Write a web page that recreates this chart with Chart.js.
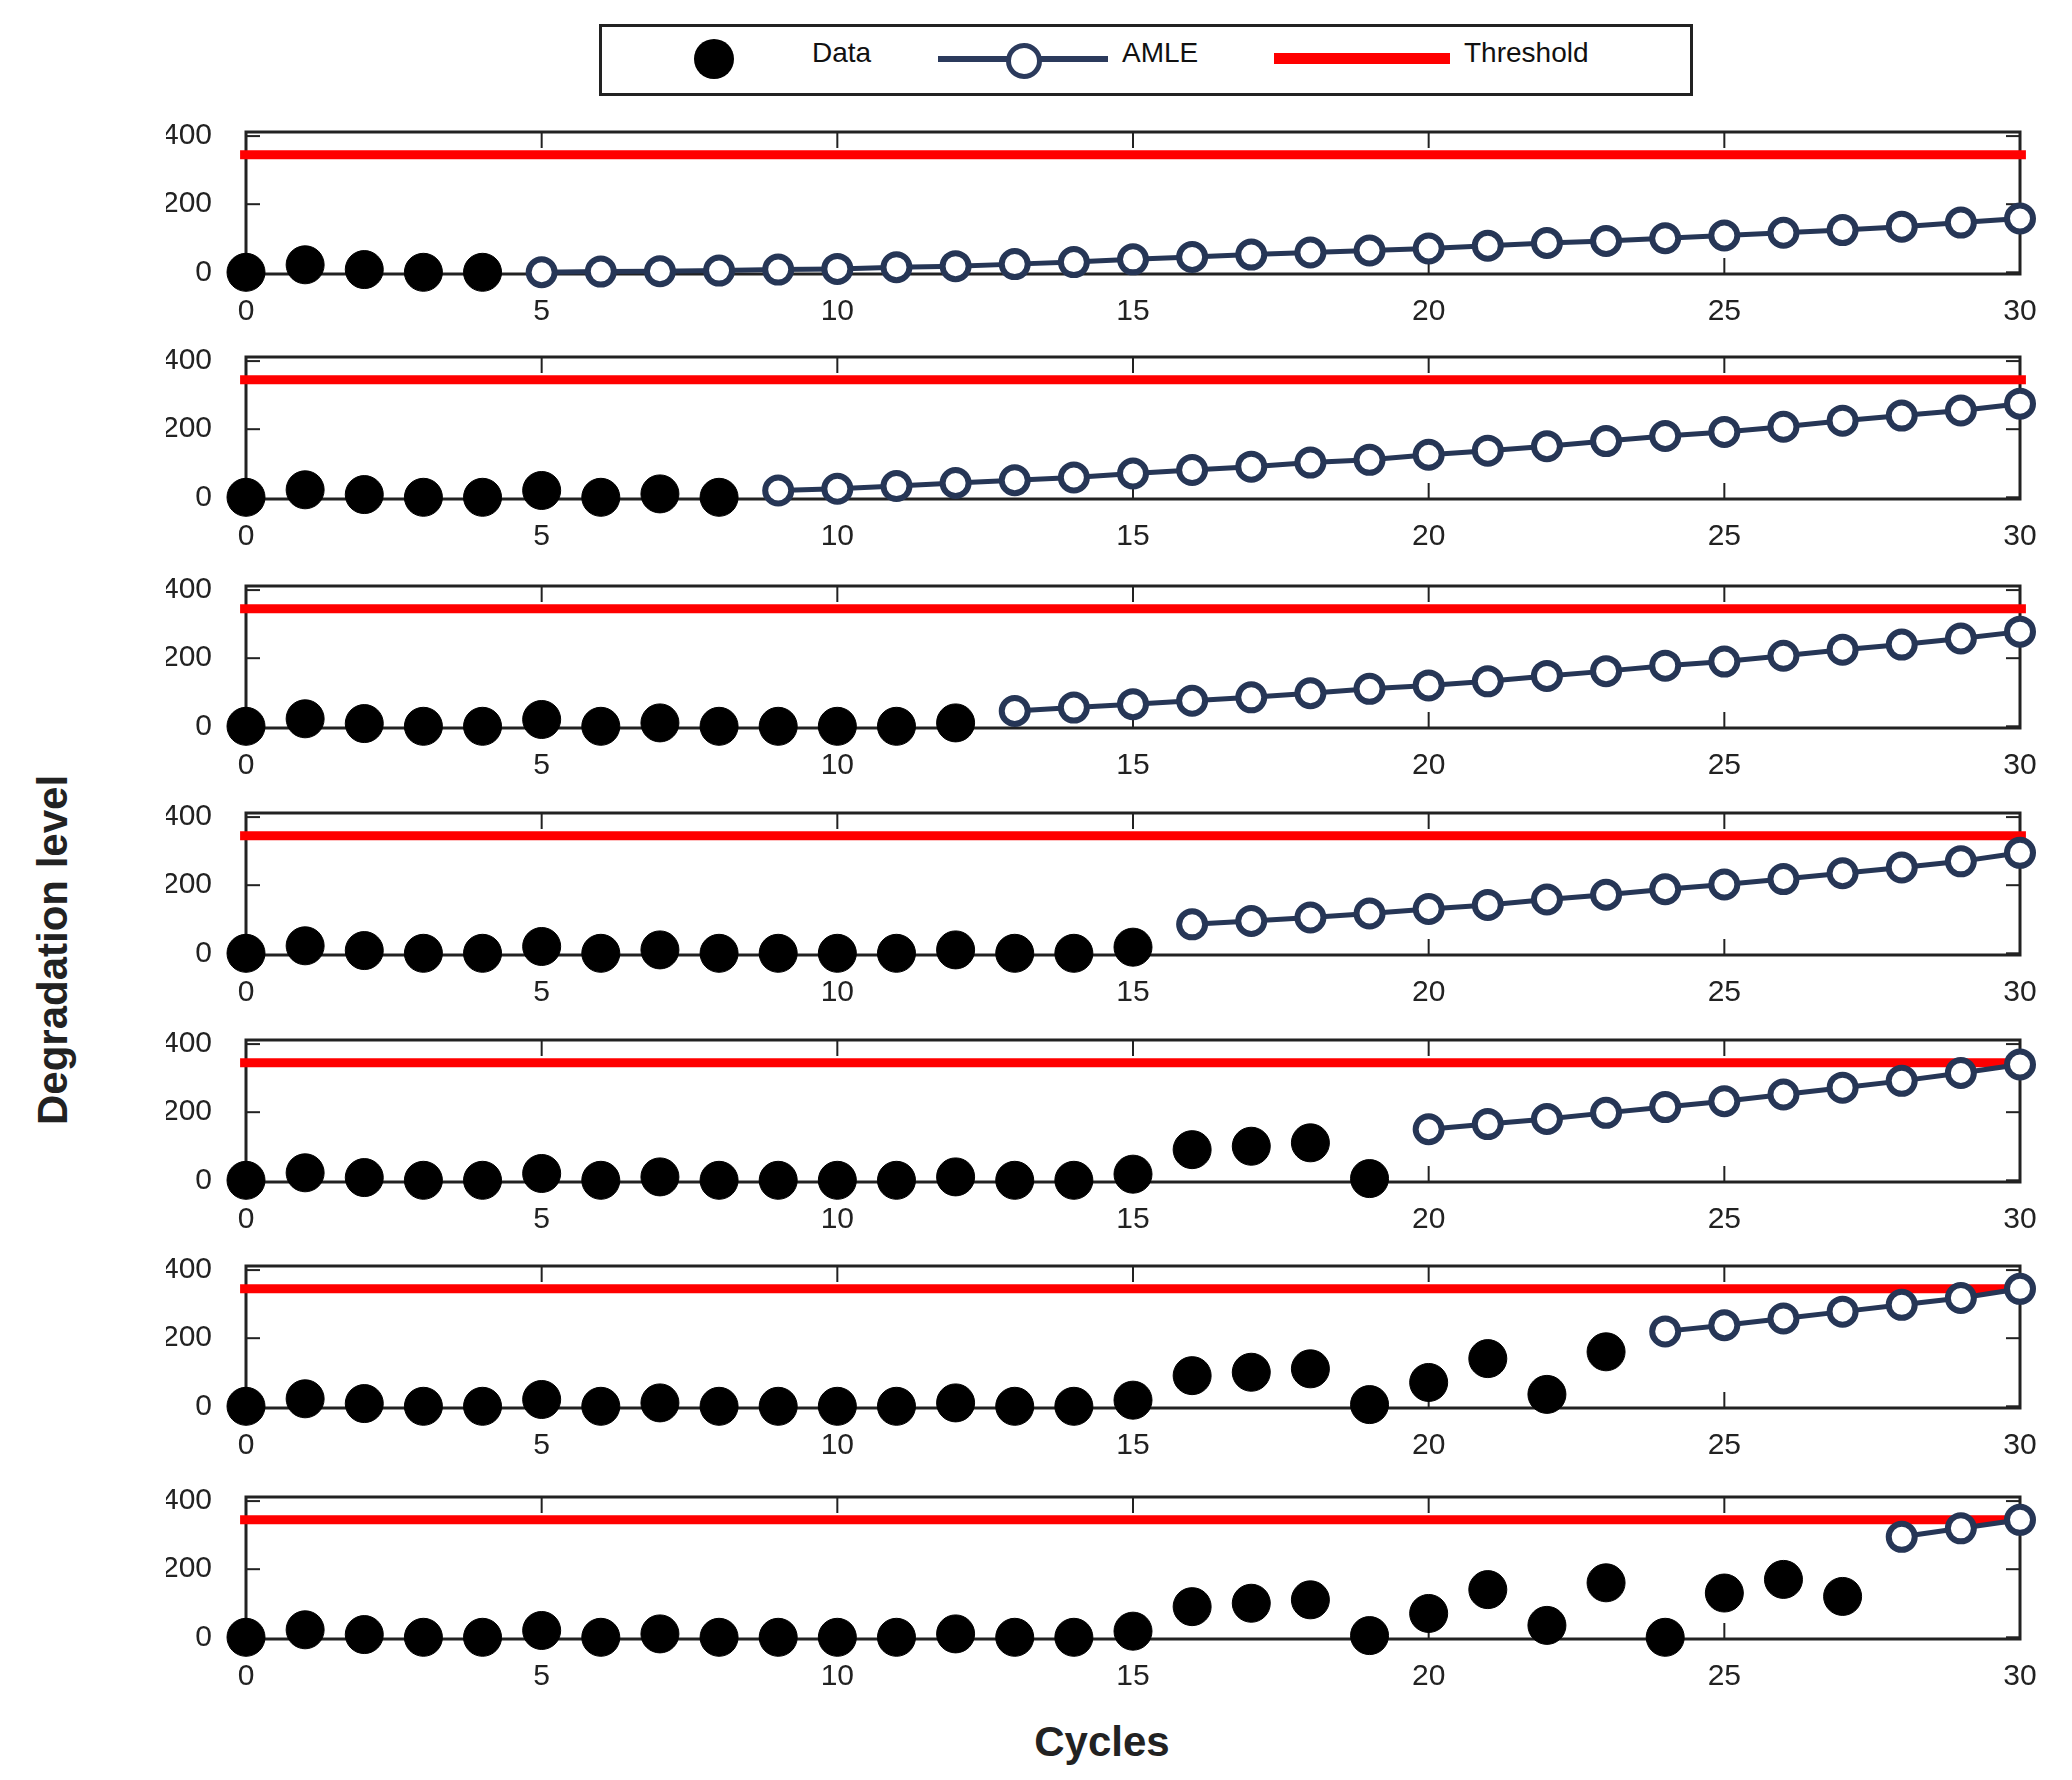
<!DOCTYPE html>
<html lang="en">
<head>
<meta charset="UTF-8">
<title>Degradation level vs Cycles</title>
<script src="https://cdn.jsdelivr.net/npm/chart.js"></script>
<style>
    body { margin: 0; background: #fff; width: 2072px; height: 1780px; position: relative; font-family: 'Liberation Sans', Arial, sans-serif; overflow: hidden; }
    canvas { position: absolute; left: 0; }
    .legend { position: absolute; left: 599px; top: 24px; width: 1088px; height: 66px; border: 3px solid #222; }
    .legend span { position: absolute; top: 10px; font-size: 28px; color: #111; }
    .ylab { position: absolute; left: 53px; top: 950px; transform: translate(-50%, -50%) rotate(-90deg); font-size: 42px; font-weight: bold; color: #222; white-space: nowrap; }
    .xlab { position: absolute; left: 1102px; top: 1742px; transform: translate(-50%, -50%); font-size: 42px; font-weight: bold; color: #222; }
</style>
</head>
<body>
<div class="legend">
    <div style="position:absolute;left:92px;top:12px;width:40px;height:40px;border-radius:50%;background:#000;"></div>
    <span style="left:210px">Data</span>
    <div style="position:absolute;left:336px;top:29px;width:170px;height:6px;background:#2b3a5c;"></div>
    <div style="position:absolute;left:404px;top:16px;width:26px;height:26px;border-radius:50%;border:5px solid #2b3a5c;background:#fff;"></div>
    <span style="left:520px">AMLE</span>
    <div style="position:absolute;left:672px;top:26px;width:176px;height:11px;background:#ff0000;"></div>
    <span style="left:862px">Threshold</span>
</div>
<div class="ylab">Degradation level</div>
<div class="xlab">Cycles</div>

<script>
    // measured data, cycle 0..27
    const dataValues = [0, 22, 8, 0, 0, 20, 0, 10, 0, 0, 0, 0, 10, 0, 0, 18, 90, 100, 110, 5, 70, 140, 35, 160, 0, 130, 170, 120];
    // number of measured points shown in each panel
    const dataCounts = [5, 9, 13, 16, 20, 24, 28];
    // AMLE predictions per panel, starting at cycle = dataCount
    const amle1 = [0, 2, 3, 5, 8, 10, 15, 18, 24, 30, 38, 45, 52, 58, 64, 70, 78, 86, 92, 100, 108, 116, 124, 134, 146, 158];
    const amle2 = [20, 25, 33, 42, 50, 58, 70, 80, 90, 102, 110, 125, 137, 150, 165, 180, 192, 207, 225, 240, 255, 275];
    const amle3 = [45, 55, 65, 75, 85, 97, 110, 120, 132, 148, 162, 178, 190, 207, 225, 240, 258, 278];
    const amle4 = [85, 95, 105, 117, 130, 142, 158, 172, 188, 202, 218, 235, 252, 270, 295];
    const amle5 = [150, 165, 180, 198, 215, 232, 252, 272, 292, 315, 340];
    const amle6 = [220, 238, 258, 278, 298, 318, 345];
    const amle7 = [295, 320, 345];
    const amleSets = [amle1, amle2, amle3, amle4, amle5, amle6, amle7];
    const threshold = 345;
    const xTicks = [0, 5, 10, 15, 20, 25, 30];
    const yTicks = [0, 200, 400];

    const panelTops = [104, 329, 558, 785, 1012, 1238, 1469];
    const plotH = 170;

    const boxPlugin = {
        id: 'box',
        beforeDatasetsDraw(chart) {
            const a = chart.chartArea, ctx = chart.ctx;
            ctx.save();
            ctx.strokeStyle = '#222';
            ctx.lineWidth = 3;
            ctx.strokeRect(a.left, a.top, a.right - a.left, a.bottom - a.top);
            // inward ticks on all sides
            ctx.lineWidth = 2;
            const xs = chart.scales.x, ys = chart.scales.y;
            xTicks.forEach(t => {
                const px = xs.getPixelForValue(t);
                ctx.beginPath(); ctx.moveTo(px, a.top); ctx.lineTo(px, a.top + 16); ctx.stroke();
                ctx.beginPath(); ctx.moveTo(px, a.bottom); ctx.lineTo(px, a.bottom - 16); ctx.stroke();
            });
            yTicks.forEach(t => {
                const py = ys.getPixelForValue(t);
                ctx.beginPath(); ctx.moveTo(a.left, py); ctx.lineTo(a.left + 14, py); ctx.stroke();
                ctx.beginPath(); ctx.moveTo(a.right, py); ctx.lineTo(a.right - 14, py); ctx.stroke();
            });
            ctx.restore();
        }
    };

    panelTops.forEach((top, i) => {
        const cv = document.createElement('canvas');
        cv.width = 2072;
        cv.height = plotH + 66;
        cv.style.top = (top - 16) + 'px';
        document.body.appendChild(cv);

        const n = dataCounts[i];
        const pts = dataValues.slice(0, n).map((v, k) => ({ x: k, y: v }));
        const amle = amleSets[i].map((v, k) => ({ x: n + k, y: v }));

        new Chart(cv.getContext('2d'), {
            type: 'line',
            data: {
                datasets: [
                    { label: 'Threshold', data: [{ x: -0.1, y: threshold }, { x: 30.1, y: threshold }],
                      borderColor: '#ff0000', borderWidth: 9, pointRadius: 0, order: 3 },
                    { label: 'AMLE', data: amle, borderColor: '#263656', borderWidth: 5,
                      pointRadius: 13, pointBorderWidth: 6, pointBackgroundColor: '#ffffff',
                      pointBorderColor: '#263656', order: 1 },
                    { label: 'Data', data: pts, showLine: false, pointRadius: 19,
                      pointBackgroundColor: '#000', pointBorderColor: '#000', order: 2 }
                ]
            },
            options: {
                responsive: false,
                animation: false,
                devicePixelRatio: 1,
                clip: false,
                layout: { padding: { left: 166, right: 52, top: 16, bottom: 0 } },
                plugins: { legend: { display: false }, tooltip: { enabled: false } },
                scales: {
                    x: {
                        type: 'linear', min: 0, max: 30,
                        afterBuildTicks: s => { s.ticks = xTicks.map(v => ({ value: v })); },
                        afterFit: s => { s.height = 50; },
                        grid: { display: false },
                        border: { display: false },
                        ticks: { font: { size: 30, family: 'Liberation Sans' }, color: '#222', padding: 12, maxRotation: 0 }
                    },
                    y: {
                        min: -5, max: 412,
                        afterBuildTicks: s => { s.ticks = yTicks.map(v => ({ value: v })); },
                        afterFit: s => { s.width = 80; },
                        grid: { display: false },
                        border: { display: false },
                        ticks: { font: { size: 30, family: 'Liberation Sans' }, color: '#222', padding: 26 }
                    }
                }
            },
            plugins: [boxPlugin]
        });
    });
</script>
</body>
</html>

====================

### Task to complete
Pictures excluded, quote all the data above exactly.

### Output of the task
Write a web page that recreates this chart with Chart.js.
<!DOCTYPE html>
<html lang="en">
<head>
<meta charset="UTF-8">
<title>Degradation level vs Cycles</title>
<script src="https://cdn.jsdelivr.net/npm/chart.js"></script>
<style>
    body { margin: 0; background: #fff; width: 2072px; height: 1780px; position: relative; font-family: 'Liberation Sans', Arial, sans-serif; overflow: hidden; }
    canvas { position: absolute; left: 0; }
    .legend { position: absolute; left: 599px; top: 24px; width: 1088px; height: 66px; border: 3px solid #222; }
    .legend span { position: absolute; top: 10px; font-size: 28px; color: #111; }
    .ylab { position: absolute; left: 53px; top: 950px; transform: translate(-50%, -50%) rotate(-90deg); font-size: 42px; font-weight: bold; color: #222; white-space: nowrap; }
    .xlab { position: absolute; left: 1102px; top: 1742px; transform: translate(-50%, -50%); font-size: 42px; font-weight: bold; color: #222; }
</style>
</head>
<body>
<div class="legend">
    <div style="position:absolute;left:92px;top:12px;width:40px;height:40px;border-radius:50%;background:#000;"></div>
    <span style="left:210px">Data</span>
    <div style="position:absolute;left:336px;top:29px;width:170px;height:6px;background:#2b3a5c;"></div>
    <div style="position:absolute;left:404px;top:16px;width:26px;height:26px;border-radius:50%;border:5px solid #2b3a5c;background:#fff;"></div>
    <span style="left:520px">AMLE</span>
    <div style="position:absolute;left:672px;top:26px;width:176px;height:11px;background:#ff0000;"></div>
    <span style="left:862px">Threshold</span>
</div>
<div class="ylab">Degradation level</div>
<div class="xlab">Cycles</div>

<script>
    // measured data, cycle 0..27
    const dataValues = [0, 22, 8, 0, 0, 20, 0, 10, 0, 0, 0, 0, 10, 0, 0, 18, 90, 100, 110, 5, 70, 140, 35, 160, 0, 130, 170, 120];
    // number of measured points shown in each panel
    const dataCounts = [5, 9, 13, 16, 20, 24, 28];
    // AMLE predictions per panel, starting at cycle = dataCount
    const amle1 = [0, 2, 3, 5, 8, 10, 15, 18, 24, 30, 38, 45, 52, 58, 64, 70, 78, 86, 92, 100, 108, 116, 124, 134, 146, 158];
    const amle2 = [20, 25, 33, 42, 50, 58, 70, 80, 90, 102, 110, 125, 137, 150, 165, 180, 192, 207, 225, 240, 255, 275];
    const amle3 = [45, 55, 65, 75, 85, 97, 110, 120, 132, 148, 162, 178, 190, 207, 225, 240, 258, 278];
    const amle4 = [85, 95, 105, 117, 130, 142, 158, 172, 188, 202, 218, 235, 252, 270, 295];
    const amle5 = [150, 165, 180, 198, 215, 232, 252, 272, 292, 315, 340];
    const amle6 = [220, 238, 258, 278, 298, 318, 345];
    const amle7 = [295, 320, 345];
    const amleSets = [amle1, amle2, amle3, amle4, amle5, amle6, amle7];
    const threshold = 345;
    const xTicks = [0, 5, 10, 15, 20, 25, 30];
    const yTicks = [0, 200, 400];

    const panelTops = [104, 329, 558, 785, 1012, 1238, 1469];
    const plotH = 170;

    const boxPlugin = {
        id: 'box',
        beforeDatasetsDraw(chart) {
            const a = chart.chartArea, ctx = chart.ctx;
            ctx.save();
            ctx.strokeStyle = '#222';
            ctx.lineWidth = 3;
            ctx.strokeRect(a.left, a.top, a.right - a.left, a.bottom - a.top);
            // inward ticks on all sides
            ctx.lineWidth = 2;
            const xs = chart.scales.x, ys = chart.scales.y;
            xTicks.forEach(t => {
                const px = xs.getPixelForValue(t);
                ctx.beginPath(); ctx.moveTo(px, a.top); ctx.lineTo(px, a.top + 16); ctx.stroke();
                ctx.beginPath(); ctx.moveTo(px, a.bottom); ctx.lineTo(px, a.bottom - 16); ctx.stroke();
            });
            yTicks.forEach(t => {
                const py = ys.getPixelForValue(t);
                ctx.beginPath(); ctx.moveTo(a.left, py); ctx.lineTo(a.left + 14, py); ctx.stroke();
                ctx.beginPath(); ctx.moveTo(a.right, py); ctx.lineTo(a.right - 14, py); ctx.stroke();
            });
            ctx.restore();
        }
    };

    panelTops.forEach((top, i) => {
        const cv = document.createElement('canvas');
        cv.width = 2072;
        cv.height = plotH + 66;
        cv.style.top = (top - 16) + 'px';
        document.body.appendChild(cv);

        const n = dataCounts[i];
        const pts = dataValues.slice(0, n).map((v, k) => ({ x: k, y: v }));
        const amle = amleSets[i].map((v, k) => ({ x: n + k, y: v }));

        new Chart(cv.getContext('2d'), {
            type: 'line',
            data: {
                datasets: [
                    { label: 'Threshold', data: [{ x: -0.1, y: threshold }, { x: 30.1, y: threshold }],
                      borderColor: '#ff0000', borderWidth: 9, pointRadius: 0, order: 3 },
                    { label: 'AMLE', data: amle, borderColor: '#263656', borderWidth: 5,
                      pointRadius: 13, pointBorderWidth: 6, pointBackgroundColor: '#ffffff',
                      pointBorderColor: '#263656', order: 1 },
                    { label: 'Data', data: pts, showLine: false, pointRadius: 19,
                      pointBackgroundColor: '#000', pointBorderColor: '#000', order: 2 }
                ]
            },
            options: {
                responsive: false,
                animation: false,
                devicePixelRatio: 1,
                clip: false,
                layout: { padding: { left: 166, right: 52, top: 16, bottom: 0 } },
                plugins: { legend: { display: false }, tooltip: { enabled: false } },
                scales: {
                    x: {
                        type: 'linear', min: 0, max: 30,
                        afterBuildTicks: s => { s.ticks = xTicks.map(v => ({ value: v })); },
                        afterFit: s => { s.height = 50; },
                        grid: { display: false },
                        border: { display: false },
                        ticks: { font: { size: 30, family: 'Liberation Sans' }, color: '#222', padding: 12, maxRotation: 0 }
                    },
                    y: {
                        min: -5, max: 412,
                        afterBuildTicks: s => { s.ticks = yTicks.map(v => ({ value: v })); },
                        afterFit: s => { s.width = 80; },
                        grid: { display: false },
                        border: { display: false },
                        ticks: { font: { size: 30, family: 'Liberation Sans' }, color: '#222', padding: 26 }
                    }
                }
            },
            plugins: [boxPlugin]
        });
    });
</script>
</body>
</html>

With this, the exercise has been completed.